■ Task details ■
Retype the data exactly, from its first line to the line containing "permissible_limit = 1000", including both, and skip any picture.

■ Data lines ■
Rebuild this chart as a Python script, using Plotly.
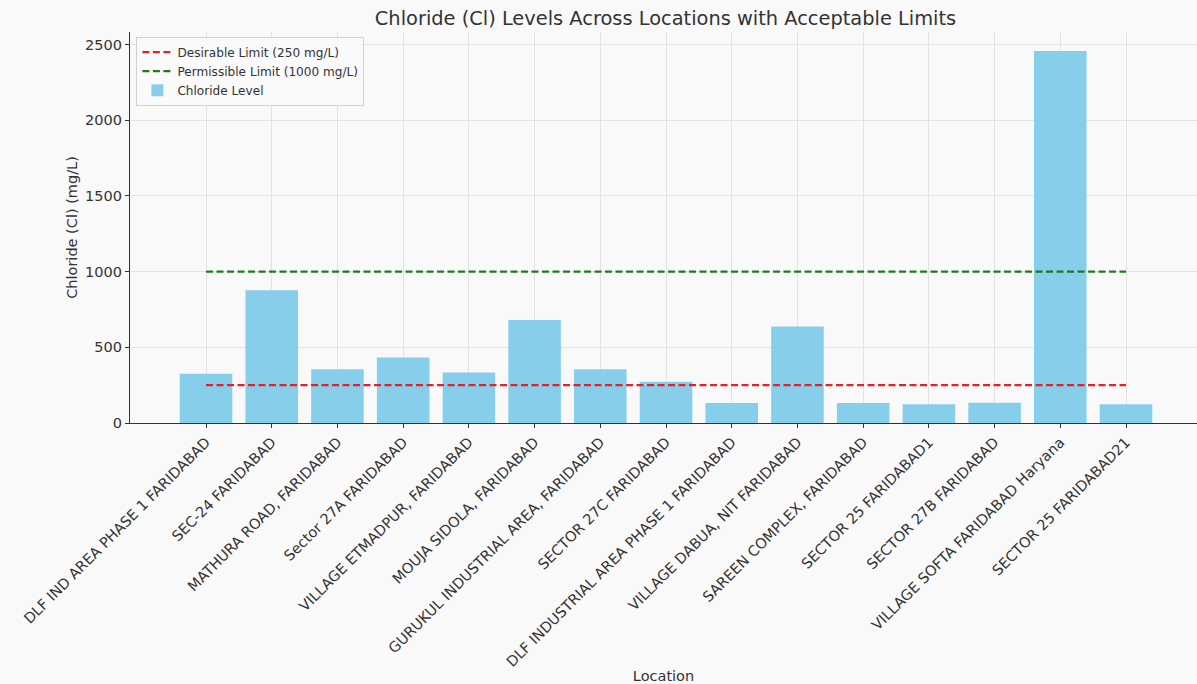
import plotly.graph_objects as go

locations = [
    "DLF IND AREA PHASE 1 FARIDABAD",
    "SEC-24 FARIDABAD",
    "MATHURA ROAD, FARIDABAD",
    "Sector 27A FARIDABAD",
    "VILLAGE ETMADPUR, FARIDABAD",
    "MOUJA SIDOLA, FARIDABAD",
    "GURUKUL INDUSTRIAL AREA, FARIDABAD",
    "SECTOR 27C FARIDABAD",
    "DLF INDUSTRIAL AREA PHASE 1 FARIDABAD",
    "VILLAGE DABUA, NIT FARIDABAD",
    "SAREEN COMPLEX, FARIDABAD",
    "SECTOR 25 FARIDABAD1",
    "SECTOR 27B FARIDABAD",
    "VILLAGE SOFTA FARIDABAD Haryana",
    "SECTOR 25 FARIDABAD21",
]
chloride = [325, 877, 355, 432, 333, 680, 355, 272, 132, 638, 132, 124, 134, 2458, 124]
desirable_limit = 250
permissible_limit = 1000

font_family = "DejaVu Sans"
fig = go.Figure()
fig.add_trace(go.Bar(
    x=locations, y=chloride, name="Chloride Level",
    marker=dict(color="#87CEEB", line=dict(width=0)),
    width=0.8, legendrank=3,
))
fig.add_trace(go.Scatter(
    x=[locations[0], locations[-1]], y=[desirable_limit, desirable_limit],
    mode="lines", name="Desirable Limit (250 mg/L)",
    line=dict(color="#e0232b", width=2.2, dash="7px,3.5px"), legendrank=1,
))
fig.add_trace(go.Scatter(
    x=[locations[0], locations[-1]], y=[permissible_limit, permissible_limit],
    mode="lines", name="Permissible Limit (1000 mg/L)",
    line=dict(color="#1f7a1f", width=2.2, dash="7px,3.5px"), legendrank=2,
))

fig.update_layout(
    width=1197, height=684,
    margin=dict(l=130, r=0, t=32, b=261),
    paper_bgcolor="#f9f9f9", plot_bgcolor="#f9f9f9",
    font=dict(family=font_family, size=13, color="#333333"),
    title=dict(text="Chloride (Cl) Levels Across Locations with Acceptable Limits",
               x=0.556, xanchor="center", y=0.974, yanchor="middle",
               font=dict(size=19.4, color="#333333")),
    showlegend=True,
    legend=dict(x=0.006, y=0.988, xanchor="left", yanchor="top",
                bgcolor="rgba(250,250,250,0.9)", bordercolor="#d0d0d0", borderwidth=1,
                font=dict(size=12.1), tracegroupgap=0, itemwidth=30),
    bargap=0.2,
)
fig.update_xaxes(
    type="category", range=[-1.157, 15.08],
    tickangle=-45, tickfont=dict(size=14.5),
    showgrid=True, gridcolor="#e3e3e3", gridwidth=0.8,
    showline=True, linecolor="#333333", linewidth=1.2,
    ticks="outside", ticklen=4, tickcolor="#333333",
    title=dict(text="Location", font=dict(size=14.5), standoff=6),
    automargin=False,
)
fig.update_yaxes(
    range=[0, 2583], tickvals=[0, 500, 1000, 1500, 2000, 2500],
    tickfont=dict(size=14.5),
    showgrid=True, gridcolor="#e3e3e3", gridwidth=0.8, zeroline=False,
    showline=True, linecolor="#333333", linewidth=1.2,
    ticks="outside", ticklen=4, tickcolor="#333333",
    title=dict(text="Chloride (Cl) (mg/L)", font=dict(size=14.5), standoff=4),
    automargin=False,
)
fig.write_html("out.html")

■ The response ■
Rebuild this chart as a Python script, using Plotly.
import plotly.graph_objects as go

locations = [
    "DLF IND AREA PHASE 1 FARIDABAD",
    "SEC-24 FARIDABAD",
    "MATHURA ROAD, FARIDABAD",
    "Sector 27A FARIDABAD",
    "VILLAGE ETMADPUR, FARIDABAD",
    "MOUJA SIDOLA, FARIDABAD",
    "GURUKUL INDUSTRIAL AREA, FARIDABAD",
    "SECTOR 27C FARIDABAD",
    "DLF INDUSTRIAL AREA PHASE 1 FARIDABAD",
    "VILLAGE DABUA, NIT FARIDABAD",
    "SAREEN COMPLEX, FARIDABAD",
    "SECTOR 25 FARIDABAD1",
    "SECTOR 27B FARIDABAD",
    "VILLAGE SOFTA FARIDABAD Haryana",
    "SECTOR 25 FARIDABAD21",
]
chloride = [325, 877, 355, 432, 333, 680, 355, 272, 132, 638, 132, 124, 134, 2458, 124]
desirable_limit = 250
permissible_limit = 1000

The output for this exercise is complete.